In amongst the latest bout of Roy-bashing, twitter to and fro-ing, and 'Arrying (a term I've invented for somebody claiming Redknapp should have got the job - normally citing his popularity or footballing style), last week's big name who won't be in Poland and the Ukraine has been lost and forgotten. Some would say this represents a fitting end to Frank Lampard's international career - he remains all at sea, lost in the mid-pages of mediocrity. To my mind, though, this is grossly unfair on one of England's key recent players.

In an era where twenty-odd year olds retire from international football and a general stench of detachment from reality hangs around the squad, Lampard has never been bigger than the team (or in this case country). When he was left on the bench, or not given license to play his favoured, if slightly old-fashioned, no. 8 role, he didn't scowlingly retire (looking at you Paul Scholes), and when England fans booed him he responded with more grace and dignity than a certain Wayne Rooney - by getting on with playing football. Those same fans, by the way, had voted him England's best player 2 years in a row not too long before

But despite being a model professional, completely avoiding controversy and being good with the media (captain material in fact), Lampard has been tarnished since 2006 as part of the failed 'golden generation'. Strangely he seems to have suffered even more than most because of the club he plays for, or maybe just because close proximity to John Terry and to a lesser extent Ashley Cole is enough to poison the minds of the average English fan. Ironically despite being England's most prolific penalty scorer ever, he has never really recovered from that miss against Portugal, and while his performances have been mostly average and his scoring record is slightly better than 1 in 4, the 'Fat Frank' moniker and beer-belched, pub noise abuse have maintained a much more prominent level.

Lampard, like Ferdinand in 2010, has seemingly been robbed of his last opportunity to make a real impact at a tournament. I'm discounting 2004, where he was England's top scorer and in the team of the tournament, because he himself would not look upon that as a great success - he recognises the far greater value of a team's achievements. Lampard's Champions League Final performance was notable for its control and precision, the economy of movement and calm creation of space. When Steven Gerrard is spraying 40 yard passes to nobody in particular, having abandoned any kind of short-passing game, and Scott Parker is labouring and clearly unfit, the true cost of Lampard's absence will be felt.

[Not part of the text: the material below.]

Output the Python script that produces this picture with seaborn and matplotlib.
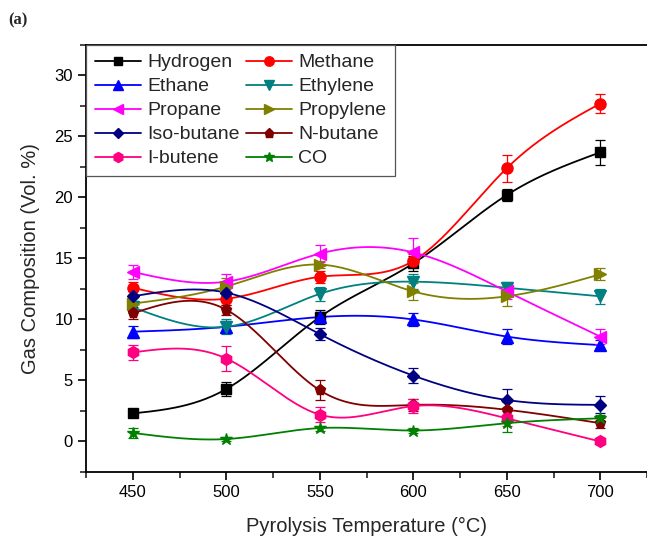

It is now fashionable to retrospectively chastise England as a whole for failing to appreciate Scholes when he was at his peak - like most retrospection this ignores the reality that not only was Scholes past his peak, but he should have been more prepared to play out of position, and then he probably would have got another chance in the centre. A straw poll of England fans/serially grumbling viewers would show that most do not think Lampard should be in the team, and probably not anywhere near it. I wonder if he is about to undergo a Scholes-esque renaissance - an ageing dynamo forced to retreat into Pirlo-territory to conduct and prompt.

If so and the expected post-Euros cull is enacted, any future call would surely be answered positively - for like the truly committed international players of any era (Beckham, Neville) no collection of caps is enough.